Rheidol power station is a 56 MW hydroelectric scheme near Aberystwyth, Wales. It was built between 1957 and 1962 and was officially opened on 3 July 1964. It has been operated by Statkraft since 2009 after it was transferred from E.ON UK as part of a swap for shares. In 1964/65 Rheidol Power Station was awarded the Christopher Hinton trophy in recognition of good housekeeping.

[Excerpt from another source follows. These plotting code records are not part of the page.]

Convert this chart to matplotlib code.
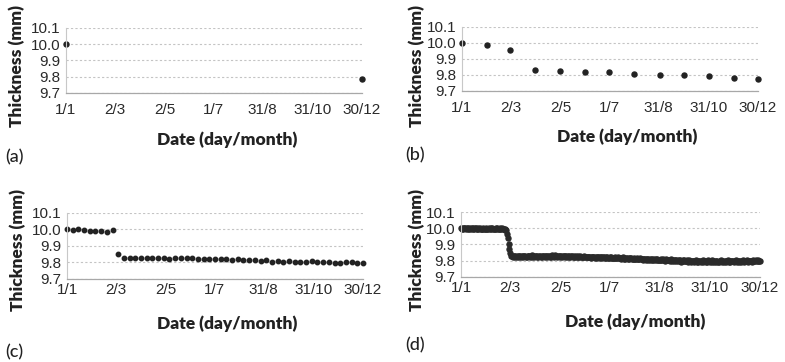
import numpy as np
import matplotlib
matplotlib.use("Agg")
import matplotlib.pyplot as plt

# x positions are day-of-year (1 = 1 Jan)
tick_days = [1, 61, 122, 182, 243, 304, 364]
tick_labels = ["1/1", "2/3", "2/5", "1/7", "31/8", "31/10", "30/12"]
y_ticks = [9.7, 9.8, 9.9, 10.0, 10.1]

# (a) start and end of year only
a_days = [1, 365]
a_vals = [10.000, 9.785]

# (b) first of every month
b_days = [1, 32, 60, 91, 121, 152, 182, 213, 244, 274, 305, 335, 365]
b_vals = [10.000, 9.985, 9.956, 9.829, 9.823, 9.818, 9.818, 9.806,
          9.798, 9.800, 9.793, 9.784, 9.778]

# (c) weekly readings
c_vals = [10.000, 9.995, 10.000, 9.998, 9.989, 9.992, 9.988, 9.984, 9.995,
          9.850, 9.826, 9.825, 9.826, 9.825, 9.827, 9.828, 9.826, 9.825, 9.824,
          9.828, 9.825, 9.826, 9.825, 9.824, 9.823, 9.824, 9.822, 9.820, 9.822,
          9.818, 9.820, 9.817, 9.818, 9.815, 9.810, 9.815, 9.805, 9.812, 9.806,
          9.810, 9.803, 9.803, 9.806, 9.807, 9.800, 9.800, 9.802, 9.798, 9.797,
          9.803, 9.804, 9.797, 9.798]

# (d) daily readings: plateau, step down, slow decline
d_plateau = [10.000, 9.998, 10.001, 9.997, 10.002, 9.999, 9.996, 10.001, 10.003, 9.998,
             9.997, 10.000, 9.995, 9.999, 10.002, 9.998, 9.996, 10.001, 9.999, 9.994,
             9.997, 10.000, 9.998, 10.002, 9.996, 9.993, 9.997, 9.999, 9.995, 9.998,
             10.001, 9.996, 9.994, 9.998, 10.000, 9.997, 9.995, 9.999, 10.002, 9.996,
             9.998, 9.994, 9.997, 10.000, 9.999, 9.995, 9.998, 10.001, 9.997, 9.996,
             9.999, 9.994, 9.997, 9.992, 9.995]
d_drop = [9.988, 9.965, 9.938, 9.905, 9.875, 9.845, 9.832]
d_after = [9.828, 9.826, 9.830, 9.827, 9.825, 9.829, 9.826, 9.831, 9.827, 9.824,
           9.829, 9.826, 9.828, 9.832, 9.825, 9.827, 9.830, 9.826, 9.823, 9.828,
           9.831, 9.827, 9.825, 9.829, 9.826, 9.833, 9.828, 9.824, 9.827, 9.830,
           9.826, 9.828, 9.825, 9.831, 9.827, 9.824, 9.829, 9.826, 9.832, 9.828,
           9.825, 9.830, 9.827, 9.823, 9.828, 9.831, 9.826, 9.829, 9.825, 9.833,
           9.829, 9.826, 9.831, 9.835, 9.827, 9.824, 9.830, 9.828, 9.825, 9.829,
           9.832, 9.826, 9.828, 9.830, 9.824, 9.827, 9.831, 9.825, 9.828, 9.826,
           9.829, 9.823, 9.827, 9.830, 9.825, 9.828, 9.822, 9.826, 9.829, 9.824,
           9.827, 9.821, 9.825, 9.828, 9.823, 9.826, 9.820, 9.824, 9.827, 9.822,
           9.825, 9.820, 9.823, 9.826, 9.821, 9.824, 9.819, 9.822, 9.825, 9.820,
           9.823, 9.818, 9.822, 9.825, 9.819, 9.821, 9.824, 9.818, 9.822, 9.820,
           9.817, 9.821, 9.824, 9.818, 9.820, 9.816, 9.822, 9.819, 9.815, 9.820,
           9.818, 9.821, 9.816, 9.819, 9.814, 9.818, 9.821, 9.815, 9.817, 9.820,
           9.814, 9.818, 9.816, 9.812, 9.817, 9.820, 9.813, 9.816, 9.811, 9.815,
           9.818, 9.812, 9.815, 9.810, 9.814, 9.817, 9.811, 9.813, 9.816, 9.810,
           9.813, 9.809, 9.815, 9.811, 9.808, 9.812, 9.815, 9.809, 9.811, 9.807,
           9.812, 9.808, 9.810, 9.806, 9.811, 9.813, 9.807, 9.809, 9.805, 9.810,
           9.807, 9.811, 9.805, 9.808, 9.804, 9.809, 9.806, 9.810, 9.803, 9.807,
           9.805, 9.809, 9.803, 9.806, 9.810, 9.804, 9.801, 9.806, 9.808, 9.802,
           9.806, 9.803, 9.799, 9.805, 9.808, 9.801, 9.804, 9.798, 9.803, 9.806,
           9.800, 9.804, 9.797, 9.802, 9.806, 9.799, 9.795, 9.801, 9.804, 9.798,
           9.802, 9.796, 9.800, 9.804, 9.794, 9.799, 9.803, 9.797, 9.793, 9.800,
           9.796, 9.801, 9.794, 9.798, 9.803, 9.795, 9.799, 9.792, 9.797, 9.801,
           9.794, 9.798, 9.802, 9.793, 9.797, 9.800, 9.795, 9.791, 9.798, 9.802,
           9.796, 9.793, 9.799, 9.803, 9.795, 9.798, 9.792, 9.797, 9.801, 9.794,
           9.799, 9.795, 9.791, 9.798, 9.802, 9.796, 9.793, 9.799, 9.795, 9.800,
           9.797, 9.792, 9.798, 9.803, 9.795, 9.799, 9.794, 9.797, 9.801, 9.796,
           9.793, 9.799, 9.796, 9.802, 9.794, 9.798, 9.795, 9.800, 9.797, 9.793,
           9.799, 9.803, 9.796, 9.794, 9.800, 9.797, 9.802, 9.795, 9.799, 9.796,
           9.801, 9.797, 9.794, 9.800, 9.803, 9.796, 9.799, 9.802, 9.797, 9.800,
           9.804, 9.798, 9.801]

c_days = 1 + 7 * np.arange(len(c_vals))
d_vals = d_plateau + d_drop + d_after
d_days = np.arange(1, len(d_vals) + 1)

tick_font = "Liberation Sans"
title_font = "Lato"
dark = "#222222"

fig = plt.figure(figsize=(7.85, 3.62), dpi=100)

W, H = 785, 362
# axes boxes in pixels: left, right, top, bottom
boxes = {
    "a": (66, 362, 28, 93),
    "b": (462, 758, 27, 91),
    "c": (67, 363, 213, 279),
    "d": (461, 760, 212, 277),
}
# axis-title centres in pixels: (ylabel x, ylabel y, xlabel x, xlabel y)
title_pos = {
    "a": (17, 66, 227, 140),
    "b": (417, 66, 627, 137),
    "c": (18, 250, 227, 324),
    "d": (417, 250, 635, 322),
}


def make_axes(key, tick_pad):
    l, r, t, b = boxes[key]
    ax = fig.add_axes([l / W, 1 - b / H, (r - l) / W, (b - t) / H])
    ax.set_xlim(1, 365)
    ax.set_ylim(9.7, 10.1)
    ax.set_yticks(y_ticks)
    ax.set_yticklabels([f"{v:.1f}" for v in y_ticks], fontfamily=tick_font, fontsize=11)
    ax.set_xticks(tick_days)
    ax.set_xticklabels(tick_labels, fontfamily=tick_font, fontsize=11)
    ax.tick_params(length=0, colors="#2a2a2a")
    ax.tick_params(axis="x", pad=tick_pad)
    ax.tick_params(axis="y", pad=4)
    ax.yaxis.grid(True, linestyle=(0, (2, 2)), color="#c4c4c4", lw=0.8)
    ax.set_axisbelow(True)
    for s in ("top", "right"):
        ax.spines[s].set_visible(False)
    ax.spines["left"].set_color("#c8c8c8")
    ax.spines["bottom"].set_color("#a8a8a8")
    ax.spines["left"].set_linewidth(0.8)
    ax.spines["bottom"].set_linewidth(0.9)
    yx, yy, xx, xy = title_pos[key]
    fig.text(yx / W, 1 - yy / H, "Thickness (mm)", fontfamily=title_font,
             fontweight="heavy", fontsize=12.5, color=dark, rotation=90,
             ha="center", va="center")
    fig.text(xx / W, 1 - xy / H, "Date (day/month)", fontfamily=title_font,
             fontweight="heavy", fontsize=12.5, color=dark, ha="center", va="center")
    return ax


ax_a = make_axes("a", 7)
ax_a.plot(a_days, a_vals, "o", ms=3.6, color=dark, clip_on=False)

ax_b = make_axes("b", 7)
ax_b.plot(b_days, b_vals, "o", ms=3.6, color=dark, clip_on=False)

ax_c = make_axes("c", 3)
ax_c.plot(c_days, c_vals, "o", ms=3.2, color=dark, clip_on=False)

ax_d = make_axes("d", 3)
ax_d.plot(d_days, d_vals, "o", ms=3.6, color="#2a2a2a", clip_on=False)

for label, (x, y) in zip(["(a)", "(b)", "(c)", "(d)"],
                         [(5, 157), (405, 155), (5, 352), (405, 345)]):
    fig.text(x / W, 1 - y / H, label, fontfamily=title_font, fontsize=13,
             fontweight="medium", color=dark, va="center", ha="left")

fig.savefig("out.png", dpi=100)
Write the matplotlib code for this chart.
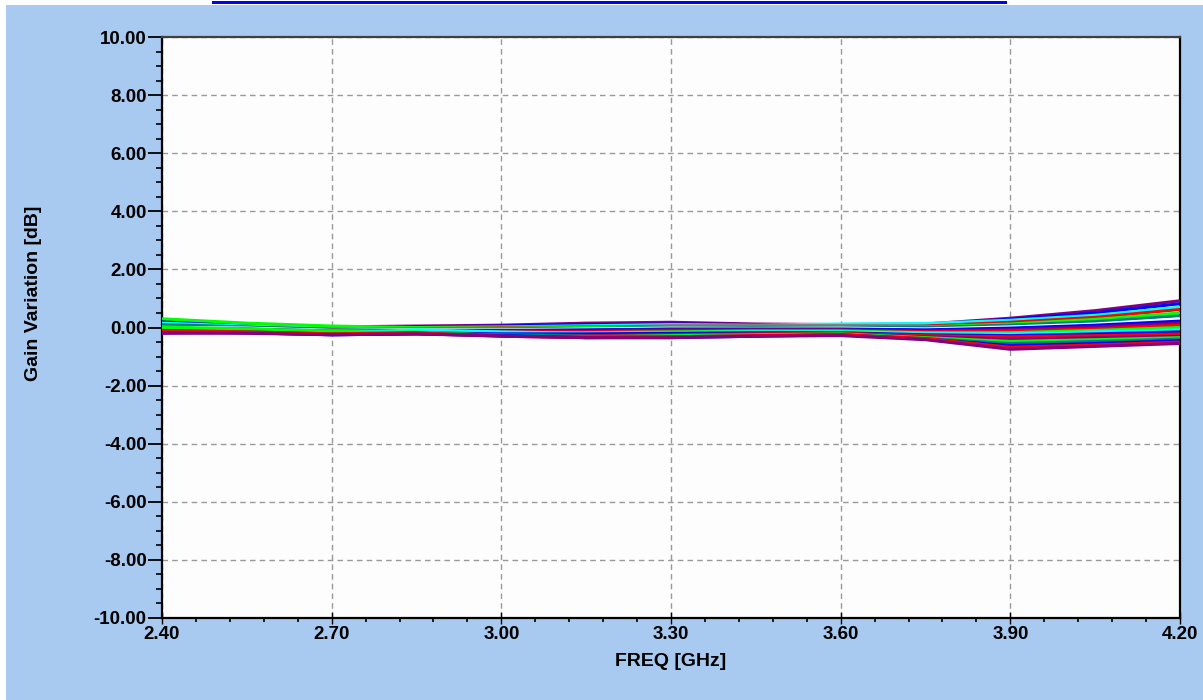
import matplotlib.pyplot as plt
from matplotlib.patches import Rectangle
from matplotlib.ticker import MultipleLocator, FormatStrFormatter

# ----------------------------
# data (gain variation in dB)
# ----------------------------
freq = [2.40, 2.55, 2.70, 2.85, 3.00, 3.15, 3.30, 3.45, 3.60, 3.75, 3.90, 4.05, 4.20]

c01 = [0.25, 0.12, 0.02, 0.05, 0.08, 0.15, 0.18, 0.12, 0.10, 0.12, 0.32, 0.58, 0.92]
c02 = [0.20, 0.10, 0.00, 0.02, 0.05, 0.10, 0.12, 0.10, 0.08, 0.10, 0.28, 0.50, 0.82]
c03 = [0.15, 0.05, -0.02, 0.00, 0.02, 0.06, 0.10, 0.08, 0.12, 0.14, 0.25, 0.42, 0.70]
c04 = [0.05, 0.00, -0.05, -0.02, 0.00, 0.02, 0.05, 0.05, 0.05, 0.05, 0.18, 0.35, 0.62]
c05 = [0.30, 0.15, 0.05, 0.00, -0.02, 0.00, 0.02, 0.02, 0.02, 0.02, 0.12, 0.28, 0.50]
c06 = [0.10, 0.02, -0.08, -0.05, -0.05, -0.03, 0.00, 0.00, 0.00, 0.00, 0.08, 0.20, 0.40]
c07 = [0.00, -0.02, -0.10, -0.08, -0.08, -0.05, -0.02, -0.03, -0.02, -0.05, 0.02, 0.12, 0.30]
c08 = [-0.05, -0.05, -0.12, -0.10, -0.10, -0.08, -0.05, -0.05, -0.05, -0.08, -0.02, 0.08, 0.22]
c09 = [-0.10, -0.08, -0.15, -0.12, -0.12, -0.12, -0.08, -0.08, -0.08, -0.12, -0.08, 0.02, 0.15]
c10 = [-0.08, -0.10, -0.18, -0.15, -0.15, -0.15, -0.12, -0.10, -0.10, -0.15, -0.12, -0.05, 0.08]
c11 = [0.02, -0.05, -0.12, -0.12, -0.20, -0.18, -0.15, -0.12, -0.12, -0.18, -0.18, -0.10, 0.00]
c12 = [-0.12, -0.12, -0.20, -0.08, -0.15, -0.20, -0.18, -0.15, -0.15, -0.20, -0.22, -0.15, -0.08]
c13 = [-0.15, -0.15, -0.22, -0.18, -0.22, -0.22, -0.20, -0.18, -0.18, -0.25, -0.28, -0.22, -0.15]
c14 = [-0.18, -0.12, -0.20, -0.20, -0.25, -0.28, -0.25, -0.22, -0.20, -0.28, -0.32, -0.28, -0.22]
c15 = [-0.20, -0.18, -0.25, -0.22, -0.28, -0.30, -0.30, -0.25, -0.22, -0.32, -0.40, -0.35, -0.30]
c16 = [-0.05, -0.10, -0.18, -0.15, -0.28, -0.32, -0.28, -0.25, -0.22, -0.35, -0.48, -0.42, -0.35]
c17 = [-0.12, -0.15, -0.22, -0.20, -0.25, -0.30, -0.32, -0.28, -0.25, -0.38, -0.55, -0.48, -0.40]
c18 = [-0.15, -0.18, -0.25, -0.22, -0.28, -0.35, -0.35, -0.30, -0.25, -0.40, -0.62, -0.55, -0.45]
c19 = [-0.10, -0.15, -0.22, -0.18, -0.30, -0.35, -0.32, -0.28, -0.25, -0.38, -0.68, -0.60, -0.50]
c20 = [-0.18, -0.20, -0.25, -0.22, -0.30, -0.35, -0.35, -0.30, -0.28, -0.42, -0.75, -0.65, -0.55]

curves = [c01, c02, c03, c04, c05, c06, c07, c08, c09, c10,
          c11, c12, c13, c14, c15, c16, c17, c18, c19, c20]
colors = ['#800080', '#0000FF', '#00FFFF', '#FF0000', '#00FF00',
          '#008080', '#FFFFFF', '#0000FF', '#800080', '#FF0000',
          '#00FF00', '#00FFFF', '#0000FF', '#FF0000', '#800080',
          '#00FF00', '#008080', '#0000FF', '#FF0000', '#800080']

BG = '#A8CAF0'
plt.rcParams['font.family'] = ['Liberation Sans', 'DejaVu Sans']
plt.rcParams['font.weight'] = 'bold'

fig = plt.figure(figsize=(12.03, 7.00), dpi=100, facecolor=BG)
# white strips at top / left edge and the blue title bar
fig.patches.append(Rectangle((0, 1 - 5 / 700), 1, 5 / 700, transform=fig.transFigure,
                             facecolor='white', edgecolor='none', zorder=0))
fig.patches.append(Rectangle((0, 0), 6 / 1203, 1, transform=fig.transFigure,
                             facecolor='white', edgecolor='none', zorder=0))
fig.patches.append(Rectangle((212 / 1203, 1 - 4 / 700), 795 / 1203, 3 / 700, transform=fig.transFigure,
                             facecolor='#0000FF', edgecolor='none', zorder=1))

ax = fig.add_axes([162 / 1203, 1 - 618 / 700, 1018 / 1203, 581 / 700])
ax.set_facecolor('#FDFDFD')

for y, c in zip(curves, colors):
    ax.plot(freq, y, color=c, lw=2.2, solid_capstyle='butt', zorder=3)

ax.set_xlim(2.40, 4.20)
ax.set_ylim(-10, 10)
ax.xaxis.set_major_locator(MultipleLocator(0.30))
ax.xaxis.set_minor_locator(MultipleLocator(0.06))
ax.yaxis.set_major_locator(MultipleLocator(2.0))
ax.yaxis.set_minor_locator(MultipleLocator(0.5))
ax.xaxis.set_major_formatter(FormatStrFormatter('%.2f'))
ax.yaxis.set_major_formatter(FormatStrFormatter('%.2f'))

ax.grid(True, which='major', color='#999999', linestyle=(0, (4, 3)), lw=1.0, zorder=1)

ax.tick_params(axis='y', which='major', direction='out', length=10, width=1.3, pad=1,
               labelsize=13.5, colors='black')
ax.tick_params(axis='y', which='minor', direction='out', length=4.5, width=1.2)
ax.tick_params(axis='x', which='major', direction='inout', length=8, width=1.0, pad=2,
               labelsize=13.5, colors='black')
ax.tick_params(axis='x', which='minor', direction='out', length=3, width=1.2)

for side in ['bottom', 'left', 'right']:
    ax.spines[side].set_linewidth(1.6)
    ax.spines[side].set_color('black')
ax.spines['top'].set_linewidth(1.6)
ax.spines['top'].set_color('#404040')

for lab in ax.get_xticklabels() + ax.get_yticklabels():
    lab.set_fontweight('bold')

fig.text(671 / 1203, 1 - 661 / 700, 'FREQ [GHz]', ha='center', va='center',
         fontsize=14, fontweight='bold')
fig.text(34 / 1203, 1 - 293 / 700, 'Gain Variation [dB]', ha='center', va='center',
         rotation=90, fontsize=14, fontweight='bold')

fig.savefig('out.png', dpi=100, facecolor=BG)
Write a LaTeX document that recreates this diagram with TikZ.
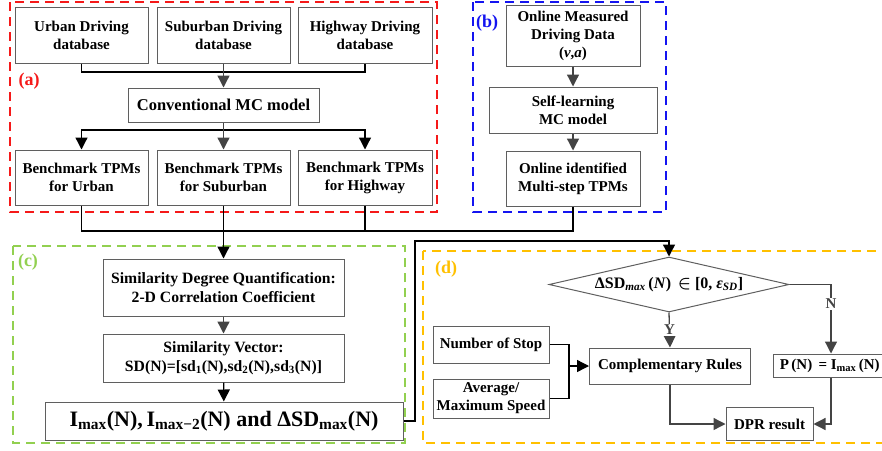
\documentclass[tikz,border=0pt]{standalone}
\usepackage{amsmath}
\usepackage{fontspec}
\setmainfont{Liberation Serif}
\usepackage{tikz}
\usetikzlibrary{arrows.meta,positioning,calc,shapes.geometric}
\definecolor{boxgray}{RGB}{95,95,95}
\definecolor{arrgray}{RGB}{68,68,68}
\definecolor{grpred}{RGB}{245,25,25}
\definecolor{grpblue}{RGB}{20,20,240}
\definecolor{grpgreen}{RGB}{146,208,80}
\definecolor{grporange}{RGB}{255,192,0}
\tikzstyle{block}=[draw=boxgray,line width=1pt,fill=white,align=center,inner sep=2pt,font=\fontsize{15}{18}\selectfont\bfseries]
\tikzstyle{group}=[line width=2pt,dash pattern=on 9pt off 6pt]
\tikzstyle{tag}=[inner sep=0pt,font=\fontsize{18}{20}\selectfont\bfseries]
\tikzstyle{arr}=[-{Triangle[length=12pt,width=12pt]},line width=1.3pt]
\tikzstyle{lbl}=[fill=white,inner sep=1pt,font=\fontsize{15}{18}\selectfont\bfseries]
\newcommand{\pp}[1]{\,(#1)\,}

\begin{document}
\begin{tikzpicture}[x=1pt,y=-1pt]
\useasboundingbox (0,0) rectangle (882,450);
\clip (0,0) rectangle (882,450);

\draw[group,grpred] (10,2) rectangle (437,212);
\draw[group,grpblue] (473,2) rectangle (666,212);
\draw[group,grpgreen] (13,246) rectangle (405,443);
\draw[group,grporange] (423,251) rectangle (900,443);

\node[tag,text=grpred] (taga) at (29,81) {(a)};
\node[tag,text=grpblue] (tagb) at (487,23) {(b)};
\node[tag,text=grpgreen] (tagc) at (28,262) {(c)};
\node[tag,text=grporange] (tagd) at (446,269) {(d)};

\node[block,minimum width=133pt,minimum height=56pt] (urbdb) at (81.5,35) {Urban Driving\\database};
\node[block,minimum width=133pt,minimum height=56pt] (subdb) at (223.5,35) {Suburban Driving\\database};
\node[block,minimum width=134pt,minimum height=56pt] (hwydb) at (365,35) {Highway Driving\\database};
\node[block,minimum width=191pt,minimum height=34pt,font=\fontsize{16.5}{18}\selectfont\bfseries] (convmc) at (223.5,105) {Conventional MC model};
\node[block,minimum width=133pt,minimum height=55pt] (bmurb) at (81.5,177.5) {Benchmark TPMs\\for Urban};
\node[block,minimum width=133pt,minimum height=55pt] (bmsub) at (223.5,177.5) {Benchmark TPMs\\for Suburban};
\node[block,minimum width=134pt,minimum height=55pt] (bmhwy) at (365,177.5) {Benchmark TPMs\\for Highway};

\node[block,minimum width=134pt,minimum height=61pt] (omd) at (573,35.5) {Online Measured\\Driving Data\\(\textit{v},\textit{a})};
\node[block,minimum width=168pt,minimum height=46pt] (slmc) at (573,110) {Self-learning\\MC model};
\node[block,minimum width=134pt,minimum height=55pt] (oid) at (573,178.5) {Online identified\\Multi-step TPMs};

\node[block,minimum width=241pt,minimum height=57pt,font=\fontsize{15.7}{18.5}\selectfont\bfseries] (sdq) at (223.5,287.5) {Similarity Degree Quantification:\\2-D Correlation Coefficient};
\node[block,minimum width=241pt,minimum height=48pt,font=\fontsize{15.7}{18.5}\selectfont\bfseries] (sv) at (223.5,358) {Similarity Vector:\\SD(N)=[sd\textsubscript{1}(N),sd\textsubscript{2}(N),sd\textsubscript{3}(N)]};
\node[block,minimum width=358pt,minimum height=38pt,font=\fontsize{22}{24}\selectfont\bfseries] (imax) at (224,421) {I\textsubscript{max}(N),\,I\textsubscript{max−2}(N) and ΔSD\textsubscript{max}(N)};

\node[diamond,draw=boxgray,line width=1pt,fill=white,aspect=4.36,inner sep=0pt,minimum width=240pt,minimum height=55pt,font=\fontsize{16}{18}\selectfont\bfseries] (cond) at (669,284.5) {ΔSD\textsubscript{\textit{max}}\pp{\textit{N}} $\boldsymbol{\in}$ [0, \textit{ε}\textsubscript{\textit{SD}}]};
\node[block,minimum width=116pt,minimum height=37pt] (nos) at (491,344.5) {Number of Stop};
\node[block,minimum width=116pt,minimum height=39pt,inner sep=1pt] (avg) at (491,398.5) {Average/\\Maximum Speed};
\node[block,minimum width=161pt,minimum height=36pt] (comp) at (670,366) {Complementary Rules};
\node[block,minimum width=116pt,minimum height=23pt,inner sep=1pt] (pn) at (831,365.5) {P\pp{N} = I\textsubscript{max}\pp{N}};
\node[block,minimum width=87pt,minimum height=33pt] (dpr) at (769.5,424) {DPR result};

\coordinate (j1) at (223.5,72);
\coordinate (j2) at (223.5,130);
\coordinate (j3) at (223.5,231);
\coordinate (k1) at (415,241);
\coordinate (m1) at (569,366);

\draw[line width=1.3pt] (urbdb.south) |- (j1) -| (hwydb.south);
\draw[arr,arrgray] (subdb.south) -- (convmc.north);
\draw[arr] (j2) -| (bmurb.north);
\draw[arr] (j2) -| (bmhwy.north);
\draw[line width=1.3pt] (bmurb.south |- j2) -- (bmhwy.south |- j2);
\draw[arr,arrgray] (convmc.south) -- (bmsub.north);

\draw[arr,arrgray] (omd) -- (slmc);
\draw[arr,arrgray] (slmc) -- (oid);

\draw[line width=1.3pt] (bmurb.south) |- (j3) -| (oid.south);
\draw[line width=1.3pt] (bmhwy.south) -- (bmhwy.south |- j3);
\draw[arr] (bmsub.south) -- (sdq.north);

\draw[arr,arrgray] (sdq) -- (sv);
\draw[arr] (sv) -- (imax);
\draw[arr] (imax.east) -| (k1) -| (cond.north);

\draw[arr,arrgray] (cond.south) -- node[lbl]{Y} (comp.north);
\draw[arr,arrgray] (cond.east) -| node[lbl,pos=0.64]{N} (pn.north);
\draw[line width=1.3pt] (nos.east) -| (m1) |- (avg.east);
\draw[arr] (m1) -- (comp.west);
\draw[arr,arrgray] (comp.south) |- (dpr.west);
\draw[arr,arrgray] (pn.south) |- (dpr.east);
\end{tikzpicture}
\end{document}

The power plant is the largest of its kind in England and Wales. It was constructed under the terms of the North Wales Hydro-Electric Power Act 1955. The plant has generated renewable energy by using rainwater that falls on the surrounding mountains since 1962. The plant covers a total area of 162 km2 and is made up of an interconnected group of reservoirs, dams, pipelines, aqueducts, and power stations. The upper reaches of the scheme are over 750 m above sea level in the Plynlimon mountains. A series of aqueducts collects the water and channels it into the Nant-y-Moch reservoir. Water flows from this reservoir to a power station at Dinas where it drives a 13 MW generator. From the power station, the water flows into Dinas reservoir. Dinas reservoir supplies water to the largest power station at Cwm Rheidol where there are two 20.5 MW generators. At Cwm Rheidol a further reservoir has been created to avoid large variations in the flow of water. This reservoir collects water that flows through the power station and releases it slowly through a 1 MW generator.